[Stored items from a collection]
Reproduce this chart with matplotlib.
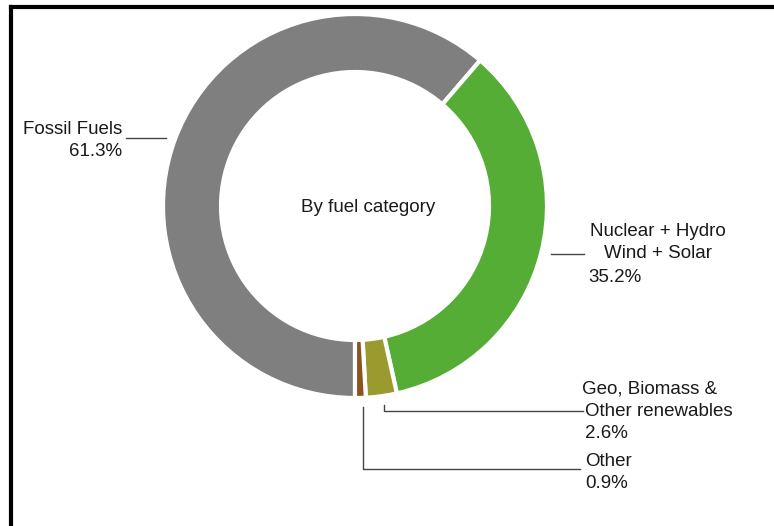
import matplotlib.pyplot as plt
from matplotlib.lines import Line2D

plt.rcParams['font.family'] = ['Liberation Sans', 'DejaVu Sans']

categories = ['Fossil Fuels', 'Nuclear + Hydro\nWind + Solar', 'Geo, Biomass &\nOther renewables', 'Other']
shares = [61.3, 35.2, 2.6, 0.9]
colors = ['#7f7f7f', '#55ad35', '#9b9a2e', '#8c5220']

W, H = 774, 526
fig = plt.figure(figsize=(W / 100, H / 100), dpi=100)
ax = fig.add_axes([0, 0, 1, 1])

# donut, clockwise from the bottom
ax.pie(shares, colors=colors, startangle=-90, counterclock=False,
       radius=192, center=(355, H - 206),
       wedgeprops=dict(width=58, edgecolor='white', linewidth=3))
ax.set_xlim(0, W)
ax.set_ylim(0, H)
ax.set_aspect('equal')
ax.axis('off')

fs = 13.5
tc = '#1a1a1a'
lc = '#444444'

def y(p):
    return H - p

ax.text(368, y(208), 'By fuel category', ha='center', va='center', fontsize=fs, color=tc)

# Fossil fuels
ax.text(122, y(129), categories[0], ha='right', va='center', fontsize=fs, color=tc)
ax.text(122, y(151), f'{shares[0]}%', ha='right', va='center', fontsize=fs, color=tc)
ax.plot([126, 166], [y(138), y(138)], color=lc, lw=1)

# Nuclear + Hydro / Wind + Solar
n1, n2 = categories[1].split('\n')
ax.text(658, y(232), n1, ha='center', va='center', fontsize=fs, color=tc)
ax.text(658, y(254), n2, ha='center', va='center', fontsize=fs, color=tc)
ax.text(588, y(277), f'{shares[1]}%', ha='left', va='center', fontsize=fs, color=tc)
ax.plot([551, 584], [y(254), y(254)], color=lc, lw=1)

# Geo, biomass & other renewables
g1, g2 = categories[2].split('\n')
ax.text(650, y(389), g1, ha='center', va='center', fontsize=fs, color=tc)
ax.text(585, y(411), g2, ha='left', va='center', fontsize=fs, color=tc)
ax.text(585, y(434), f'{shares[2]}%', ha='left', va='center', fontsize=fs, color=tc)
ax.plot([384, 384, 583], [y(405), y(411), y(411)], color=lc, lw=1)

# Other
ax.text(585, y(461), categories[3], ha='left', va='center', fontsize=fs, color=tc)
ax.text(585, y(484), f'{shares[3]}%', ha='left', va='center', fontsize=fs, color=tc)
ax.plot([363, 363, 580], [y(407), y(469), y(469)], color=lc, lw=1)

# frame (top and left edges only visible)
fig.add_artist(Line2D([11 / W, 11 / W], [0, 1 - 7 / H], color='black', lw=3,
                      transform=fig.transFigure, solid_capstyle='projecting'))
fig.add_artist(Line2D([11 / W, 1], [1 - 7 / H, 1 - 7 / H], color='black', lw=3,
                      transform=fig.transFigure, solid_capstyle='projecting'))

fig.savefig('out.png', dpi=100, facecolor='white')
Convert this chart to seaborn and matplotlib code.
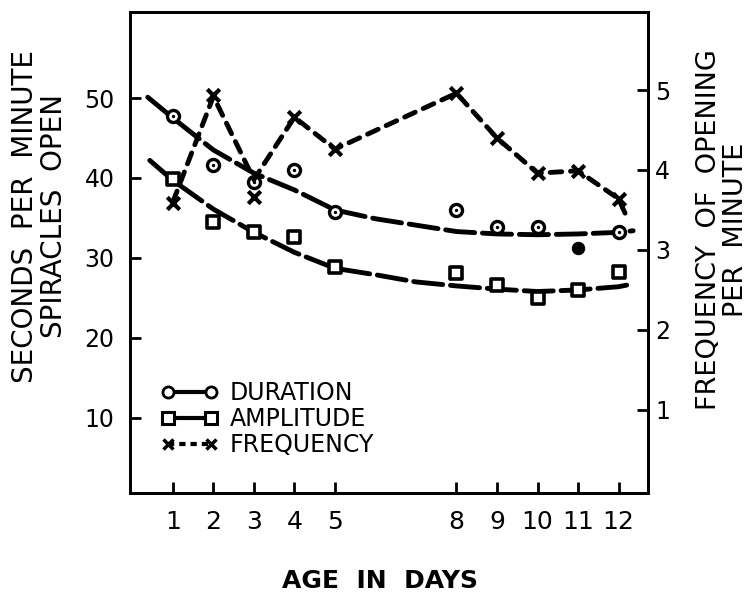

■ **GIVEN REQUEST**: Omit the pictures, and quote the material above exactly as given.

■ **WORKED ANSWER**:
Reproduce this chart with matplotlib.
import matplotlib.pyplot as plt
from matplotlib.lines import Line2D

plt.rcParams['font.family'] = ['Liberation Sans', 'DejaVu Sans']

categories = ['Fossil Fuels', 'Nuclear + Hydro\nWind + Solar', 'Geo, Biomass &\nOther renewables', 'Other']
shares = [61.3, 35.2, 2.6, 0.9]
colors = ['#7f7f7f', '#55ad35', '#9b9a2e', '#8c5220']

W, H = 774, 526
fig = plt.figure(figsize=(W / 100, H / 100), dpi=100)
ax = fig.add_axes([0, 0, 1, 1])

# donut, clockwise from the bottom
ax.pie(shares, colors=colors, startangle=-90, counterclock=False,
       radius=192, center=(355, H - 206),
       wedgeprops=dict(width=58, edgecolor='white', linewidth=3))
ax.set_xlim(0, W)
ax.set_ylim(0, H)
ax.set_aspect('equal')
ax.axis('off')

fs = 13.5
tc = '#1a1a1a'
lc = '#444444'

def y(p):
    return H - p

ax.text(368, y(208), 'By fuel category', ha='center', va='center', fontsize=fs, color=tc)

# Fossil fuels
ax.text(122, y(129), categories[0], ha='right', va='center', fontsize=fs, color=tc)
ax.text(122, y(151), f'{shares[0]}%', ha='right', va='center', fontsize=fs, color=tc)
ax.plot([126, 166], [y(138), y(138)], color=lc, lw=1)

# Nuclear + Hydro / Wind + Solar
n1, n2 = categories[1].split('\n')
ax.text(658, y(232), n1, ha='center', va='center', fontsize=fs, color=tc)
ax.text(658, y(254), n2, ha='center', va='center', fontsize=fs, color=tc)
ax.text(588, y(277), f'{shares[1]}%', ha='left', va='center', fontsize=fs, color=tc)
ax.plot([551, 584], [y(254), y(254)], color=lc, lw=1)

# Geo, biomass & other renewables
g1, g2 = categories[2].split('\n')
ax.text(650, y(389), g1, ha='center', va='center', fontsize=fs, color=tc)
ax.text(585, y(411), g2, ha='left', va='center', fontsize=fs, color=tc)
ax.text(585, y(434), f'{shares[2]}%', ha='left', va='center', fontsize=fs, color=tc)
ax.plot([384, 384, 583], [y(405), y(411), y(411)], color=lc, lw=1)

# Other
ax.text(585, y(461), categories[3], ha='left', va='center', fontsize=fs, color=tc)
ax.text(585, y(484), f'{shares[3]}%', ha='left', va='center', fontsize=fs, color=tc)
ax.plot([363, 363, 580], [y(407), y(469), y(469)], color=lc, lw=1)

# frame (top and left edges only visible)
fig.add_artist(Line2D([11 / W, 11 / W], [0, 1 - 7 / H], color='black', lw=3,
                      transform=fig.transFigure, solid_capstyle='projecting'))
fig.add_artist(Line2D([11 / W, 1], [1 - 7 / H, 1 - 7 / H], color='black', lw=3,
                      transform=fig.transFigure, solid_capstyle='projecting'))

fig.savefig('out.png', dpi=100, facecolor='white')
Convert this chart to seaborn and matplotlib code.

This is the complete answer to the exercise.